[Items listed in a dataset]
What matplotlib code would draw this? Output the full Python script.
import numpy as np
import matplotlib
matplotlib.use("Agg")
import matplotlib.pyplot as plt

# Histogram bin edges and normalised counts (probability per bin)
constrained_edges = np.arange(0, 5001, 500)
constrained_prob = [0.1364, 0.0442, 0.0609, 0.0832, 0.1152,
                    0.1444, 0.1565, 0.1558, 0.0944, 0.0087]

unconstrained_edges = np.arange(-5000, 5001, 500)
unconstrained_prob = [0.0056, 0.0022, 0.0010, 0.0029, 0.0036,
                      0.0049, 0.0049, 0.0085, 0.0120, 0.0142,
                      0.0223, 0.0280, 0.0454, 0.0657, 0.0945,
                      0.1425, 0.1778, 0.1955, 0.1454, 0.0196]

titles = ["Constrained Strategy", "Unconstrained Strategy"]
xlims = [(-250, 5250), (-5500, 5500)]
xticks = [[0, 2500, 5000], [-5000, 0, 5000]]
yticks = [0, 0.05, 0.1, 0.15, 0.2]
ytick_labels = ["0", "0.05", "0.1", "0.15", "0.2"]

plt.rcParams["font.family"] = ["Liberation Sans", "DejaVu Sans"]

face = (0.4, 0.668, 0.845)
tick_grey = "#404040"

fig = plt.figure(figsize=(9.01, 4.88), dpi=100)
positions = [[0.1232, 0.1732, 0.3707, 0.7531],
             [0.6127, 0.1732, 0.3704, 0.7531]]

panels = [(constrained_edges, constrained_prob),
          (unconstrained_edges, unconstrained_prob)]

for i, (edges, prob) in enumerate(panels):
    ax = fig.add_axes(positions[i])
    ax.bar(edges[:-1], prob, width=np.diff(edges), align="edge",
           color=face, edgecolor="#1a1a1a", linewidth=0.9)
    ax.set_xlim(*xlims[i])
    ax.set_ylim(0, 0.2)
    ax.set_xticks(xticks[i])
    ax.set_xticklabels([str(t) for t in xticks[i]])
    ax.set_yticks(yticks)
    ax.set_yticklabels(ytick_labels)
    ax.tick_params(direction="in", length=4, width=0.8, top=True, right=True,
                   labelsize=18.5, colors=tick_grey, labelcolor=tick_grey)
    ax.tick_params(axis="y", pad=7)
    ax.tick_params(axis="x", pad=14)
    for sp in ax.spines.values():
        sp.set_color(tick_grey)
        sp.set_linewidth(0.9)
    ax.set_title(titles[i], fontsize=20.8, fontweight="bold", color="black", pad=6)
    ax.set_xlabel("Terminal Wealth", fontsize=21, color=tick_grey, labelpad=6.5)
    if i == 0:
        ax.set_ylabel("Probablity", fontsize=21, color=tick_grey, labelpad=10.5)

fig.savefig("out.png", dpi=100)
==
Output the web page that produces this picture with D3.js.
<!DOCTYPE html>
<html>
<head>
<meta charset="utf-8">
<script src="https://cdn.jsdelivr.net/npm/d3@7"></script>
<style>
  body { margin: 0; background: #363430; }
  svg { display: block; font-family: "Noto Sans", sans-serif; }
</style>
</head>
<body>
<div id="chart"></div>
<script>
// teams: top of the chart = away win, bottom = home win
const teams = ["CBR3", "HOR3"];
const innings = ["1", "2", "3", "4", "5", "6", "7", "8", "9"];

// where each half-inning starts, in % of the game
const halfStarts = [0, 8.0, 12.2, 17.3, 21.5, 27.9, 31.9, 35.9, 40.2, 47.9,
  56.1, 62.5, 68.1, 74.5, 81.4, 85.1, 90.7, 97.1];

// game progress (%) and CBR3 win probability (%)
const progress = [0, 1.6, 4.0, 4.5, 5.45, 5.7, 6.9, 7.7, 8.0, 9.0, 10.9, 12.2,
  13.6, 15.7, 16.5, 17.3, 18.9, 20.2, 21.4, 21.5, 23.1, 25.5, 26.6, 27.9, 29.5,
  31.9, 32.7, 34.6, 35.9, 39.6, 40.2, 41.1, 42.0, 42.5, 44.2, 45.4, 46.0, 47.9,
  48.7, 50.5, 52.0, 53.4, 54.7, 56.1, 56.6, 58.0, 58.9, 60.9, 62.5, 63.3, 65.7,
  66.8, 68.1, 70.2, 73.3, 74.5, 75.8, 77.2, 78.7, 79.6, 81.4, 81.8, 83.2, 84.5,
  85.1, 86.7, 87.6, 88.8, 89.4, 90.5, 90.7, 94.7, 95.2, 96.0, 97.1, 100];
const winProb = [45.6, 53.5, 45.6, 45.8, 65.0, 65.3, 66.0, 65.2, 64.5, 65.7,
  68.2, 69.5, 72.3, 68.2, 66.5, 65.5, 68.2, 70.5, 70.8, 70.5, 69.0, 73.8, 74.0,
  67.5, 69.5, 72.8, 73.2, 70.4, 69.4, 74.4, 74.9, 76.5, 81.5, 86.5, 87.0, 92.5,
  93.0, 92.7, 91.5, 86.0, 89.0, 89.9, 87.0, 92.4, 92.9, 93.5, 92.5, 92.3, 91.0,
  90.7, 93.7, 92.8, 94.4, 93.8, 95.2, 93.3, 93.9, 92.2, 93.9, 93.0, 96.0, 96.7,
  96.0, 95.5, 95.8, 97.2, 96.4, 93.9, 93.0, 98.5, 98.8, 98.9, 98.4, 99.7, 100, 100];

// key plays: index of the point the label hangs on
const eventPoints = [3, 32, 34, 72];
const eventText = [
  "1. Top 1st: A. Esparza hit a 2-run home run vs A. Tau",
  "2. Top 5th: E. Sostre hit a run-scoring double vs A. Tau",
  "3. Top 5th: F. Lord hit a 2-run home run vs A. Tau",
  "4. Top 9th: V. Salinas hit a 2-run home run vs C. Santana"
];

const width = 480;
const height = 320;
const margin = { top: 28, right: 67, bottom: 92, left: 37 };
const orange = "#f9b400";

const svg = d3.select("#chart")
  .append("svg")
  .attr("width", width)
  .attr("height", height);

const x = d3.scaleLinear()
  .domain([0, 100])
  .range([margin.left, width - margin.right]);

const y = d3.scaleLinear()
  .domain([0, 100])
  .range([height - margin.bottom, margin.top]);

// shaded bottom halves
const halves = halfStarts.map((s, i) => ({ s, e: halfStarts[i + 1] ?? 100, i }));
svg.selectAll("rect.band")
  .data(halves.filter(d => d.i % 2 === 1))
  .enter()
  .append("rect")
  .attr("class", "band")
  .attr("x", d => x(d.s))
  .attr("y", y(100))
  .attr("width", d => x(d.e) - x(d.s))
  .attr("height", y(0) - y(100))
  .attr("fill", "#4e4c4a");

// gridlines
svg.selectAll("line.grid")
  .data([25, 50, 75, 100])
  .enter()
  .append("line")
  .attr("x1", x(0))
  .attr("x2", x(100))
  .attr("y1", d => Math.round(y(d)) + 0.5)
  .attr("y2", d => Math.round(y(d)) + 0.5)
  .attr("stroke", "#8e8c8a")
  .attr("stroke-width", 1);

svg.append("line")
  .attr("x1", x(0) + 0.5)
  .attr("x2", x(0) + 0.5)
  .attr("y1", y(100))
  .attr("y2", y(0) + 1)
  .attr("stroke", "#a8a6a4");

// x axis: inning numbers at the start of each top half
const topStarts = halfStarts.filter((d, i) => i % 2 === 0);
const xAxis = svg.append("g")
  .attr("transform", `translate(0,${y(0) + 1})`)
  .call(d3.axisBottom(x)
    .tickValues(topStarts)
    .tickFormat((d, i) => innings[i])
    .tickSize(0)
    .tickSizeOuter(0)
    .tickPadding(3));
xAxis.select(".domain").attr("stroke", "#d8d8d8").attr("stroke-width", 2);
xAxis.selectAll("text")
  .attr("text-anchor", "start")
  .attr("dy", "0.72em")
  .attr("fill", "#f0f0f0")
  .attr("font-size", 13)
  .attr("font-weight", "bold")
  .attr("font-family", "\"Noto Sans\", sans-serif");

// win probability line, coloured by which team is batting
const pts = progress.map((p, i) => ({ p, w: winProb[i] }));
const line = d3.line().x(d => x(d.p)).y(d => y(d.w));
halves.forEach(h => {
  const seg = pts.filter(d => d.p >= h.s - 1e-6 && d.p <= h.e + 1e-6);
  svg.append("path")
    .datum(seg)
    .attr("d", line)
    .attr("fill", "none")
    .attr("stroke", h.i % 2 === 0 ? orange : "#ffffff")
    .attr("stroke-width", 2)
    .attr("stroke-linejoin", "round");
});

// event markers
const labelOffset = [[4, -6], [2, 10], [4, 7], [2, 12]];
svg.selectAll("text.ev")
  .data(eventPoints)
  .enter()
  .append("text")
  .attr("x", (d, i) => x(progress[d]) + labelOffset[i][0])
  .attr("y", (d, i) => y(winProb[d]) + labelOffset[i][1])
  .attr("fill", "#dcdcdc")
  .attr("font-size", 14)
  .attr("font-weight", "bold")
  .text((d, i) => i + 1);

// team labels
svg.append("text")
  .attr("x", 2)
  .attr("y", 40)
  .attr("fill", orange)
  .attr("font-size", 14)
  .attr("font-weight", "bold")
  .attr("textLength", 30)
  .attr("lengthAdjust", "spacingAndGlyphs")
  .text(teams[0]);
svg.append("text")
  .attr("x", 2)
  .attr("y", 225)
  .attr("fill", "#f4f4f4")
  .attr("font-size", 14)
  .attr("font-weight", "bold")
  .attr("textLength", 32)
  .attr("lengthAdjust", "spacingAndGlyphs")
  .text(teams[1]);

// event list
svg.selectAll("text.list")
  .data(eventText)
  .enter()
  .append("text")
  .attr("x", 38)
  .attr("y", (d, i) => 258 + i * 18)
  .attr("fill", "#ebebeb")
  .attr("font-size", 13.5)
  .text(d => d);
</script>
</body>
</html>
---
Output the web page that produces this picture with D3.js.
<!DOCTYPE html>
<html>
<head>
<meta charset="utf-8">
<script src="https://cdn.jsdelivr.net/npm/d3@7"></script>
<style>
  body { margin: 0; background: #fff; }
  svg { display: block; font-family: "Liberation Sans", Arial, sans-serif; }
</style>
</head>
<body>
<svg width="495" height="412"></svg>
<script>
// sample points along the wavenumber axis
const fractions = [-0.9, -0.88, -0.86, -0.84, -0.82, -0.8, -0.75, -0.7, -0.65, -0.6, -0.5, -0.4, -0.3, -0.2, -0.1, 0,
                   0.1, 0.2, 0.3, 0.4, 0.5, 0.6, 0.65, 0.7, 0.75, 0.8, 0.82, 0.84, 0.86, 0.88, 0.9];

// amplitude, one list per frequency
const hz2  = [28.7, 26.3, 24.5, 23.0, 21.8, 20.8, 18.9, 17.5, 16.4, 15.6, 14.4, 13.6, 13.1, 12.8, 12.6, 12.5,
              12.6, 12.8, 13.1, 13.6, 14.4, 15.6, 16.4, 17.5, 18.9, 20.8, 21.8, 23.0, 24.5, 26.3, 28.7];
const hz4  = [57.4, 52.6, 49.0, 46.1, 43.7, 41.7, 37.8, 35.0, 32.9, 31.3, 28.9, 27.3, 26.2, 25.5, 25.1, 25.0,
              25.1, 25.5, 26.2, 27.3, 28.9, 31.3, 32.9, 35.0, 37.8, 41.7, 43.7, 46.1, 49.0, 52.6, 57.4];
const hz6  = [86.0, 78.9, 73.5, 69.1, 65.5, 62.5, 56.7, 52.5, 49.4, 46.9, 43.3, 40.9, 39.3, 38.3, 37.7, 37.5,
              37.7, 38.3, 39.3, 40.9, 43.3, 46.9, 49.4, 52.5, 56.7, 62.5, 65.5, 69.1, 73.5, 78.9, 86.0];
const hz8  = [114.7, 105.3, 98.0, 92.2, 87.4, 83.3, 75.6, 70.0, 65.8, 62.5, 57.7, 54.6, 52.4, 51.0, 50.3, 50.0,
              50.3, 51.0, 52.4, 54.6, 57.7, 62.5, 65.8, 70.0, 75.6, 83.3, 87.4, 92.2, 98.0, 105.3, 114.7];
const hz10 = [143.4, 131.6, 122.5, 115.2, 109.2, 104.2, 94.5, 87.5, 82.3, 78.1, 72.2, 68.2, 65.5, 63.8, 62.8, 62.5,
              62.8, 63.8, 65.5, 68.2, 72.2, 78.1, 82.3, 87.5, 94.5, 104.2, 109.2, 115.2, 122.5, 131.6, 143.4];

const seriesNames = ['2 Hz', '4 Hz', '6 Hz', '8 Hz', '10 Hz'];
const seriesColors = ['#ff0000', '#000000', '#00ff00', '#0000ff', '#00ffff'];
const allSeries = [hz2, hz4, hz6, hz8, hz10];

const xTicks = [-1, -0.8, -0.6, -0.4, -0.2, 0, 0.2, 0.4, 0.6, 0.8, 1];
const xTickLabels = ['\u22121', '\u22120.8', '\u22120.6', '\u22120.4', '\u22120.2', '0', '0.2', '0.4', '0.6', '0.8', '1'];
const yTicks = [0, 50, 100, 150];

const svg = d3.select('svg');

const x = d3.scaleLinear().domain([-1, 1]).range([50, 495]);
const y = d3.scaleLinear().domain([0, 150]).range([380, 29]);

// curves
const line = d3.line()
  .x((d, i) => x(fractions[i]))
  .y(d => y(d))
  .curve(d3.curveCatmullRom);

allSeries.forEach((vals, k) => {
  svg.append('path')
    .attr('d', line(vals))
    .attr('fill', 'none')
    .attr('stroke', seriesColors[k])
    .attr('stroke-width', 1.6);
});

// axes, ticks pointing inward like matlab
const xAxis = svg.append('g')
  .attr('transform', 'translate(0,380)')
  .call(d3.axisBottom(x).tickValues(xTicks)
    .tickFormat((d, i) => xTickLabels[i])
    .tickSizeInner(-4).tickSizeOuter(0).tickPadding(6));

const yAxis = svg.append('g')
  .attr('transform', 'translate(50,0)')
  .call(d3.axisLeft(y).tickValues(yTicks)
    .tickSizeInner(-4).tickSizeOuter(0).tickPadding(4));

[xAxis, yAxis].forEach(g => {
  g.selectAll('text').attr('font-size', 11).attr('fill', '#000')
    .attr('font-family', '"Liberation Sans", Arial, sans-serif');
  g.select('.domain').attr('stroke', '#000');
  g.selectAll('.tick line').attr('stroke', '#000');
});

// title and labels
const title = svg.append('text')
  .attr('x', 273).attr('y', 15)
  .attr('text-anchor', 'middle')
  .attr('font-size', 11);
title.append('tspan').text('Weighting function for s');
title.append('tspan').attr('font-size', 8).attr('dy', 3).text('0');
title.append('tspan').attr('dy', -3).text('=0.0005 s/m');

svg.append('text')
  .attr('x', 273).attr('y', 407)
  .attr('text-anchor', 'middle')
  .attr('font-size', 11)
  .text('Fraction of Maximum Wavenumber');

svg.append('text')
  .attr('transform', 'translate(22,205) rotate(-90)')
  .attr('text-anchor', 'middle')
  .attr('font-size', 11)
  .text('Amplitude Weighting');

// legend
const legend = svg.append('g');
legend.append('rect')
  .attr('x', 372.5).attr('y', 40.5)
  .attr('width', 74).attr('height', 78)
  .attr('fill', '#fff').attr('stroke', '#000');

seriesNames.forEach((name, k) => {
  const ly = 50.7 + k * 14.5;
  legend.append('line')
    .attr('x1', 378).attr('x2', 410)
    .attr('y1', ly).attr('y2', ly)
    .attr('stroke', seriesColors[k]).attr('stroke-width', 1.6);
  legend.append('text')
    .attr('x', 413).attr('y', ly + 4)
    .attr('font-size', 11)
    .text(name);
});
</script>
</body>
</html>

**PROBLEM REQUIREMENTS**
Begin with the line containing "What matplotlib code", end with the line containing "0.1425, 0.1778, 0.1955, 0.1454, 0.0196]", and repeat every line in that stretch exactly.

**EXERCISE RESULT**
What matplotlib code would draw this? Output the full Python script.
import numpy as np
import matplotlib
matplotlib.use("Agg")
import matplotlib.pyplot as plt

# Histogram bin edges and normalised counts (probability per bin)
constrained_edges = np.arange(0, 5001, 500)
constrained_prob = [0.1364, 0.0442, 0.0609, 0.0832, 0.1152,
                    0.1444, 0.1565, 0.1558, 0.0944, 0.0087]

unconstrained_edges = np.arange(-5000, 5001, 500)
unconstrained_prob = [0.0056, 0.0022, 0.0010, 0.0029, 0.0036,
                      0.0049, 0.0049, 0.0085, 0.0120, 0.0142,
                      0.0223, 0.0280, 0.0454, 0.0657, 0.0945,
                      0.1425, 0.1778, 0.1955, 0.1454, 0.0196]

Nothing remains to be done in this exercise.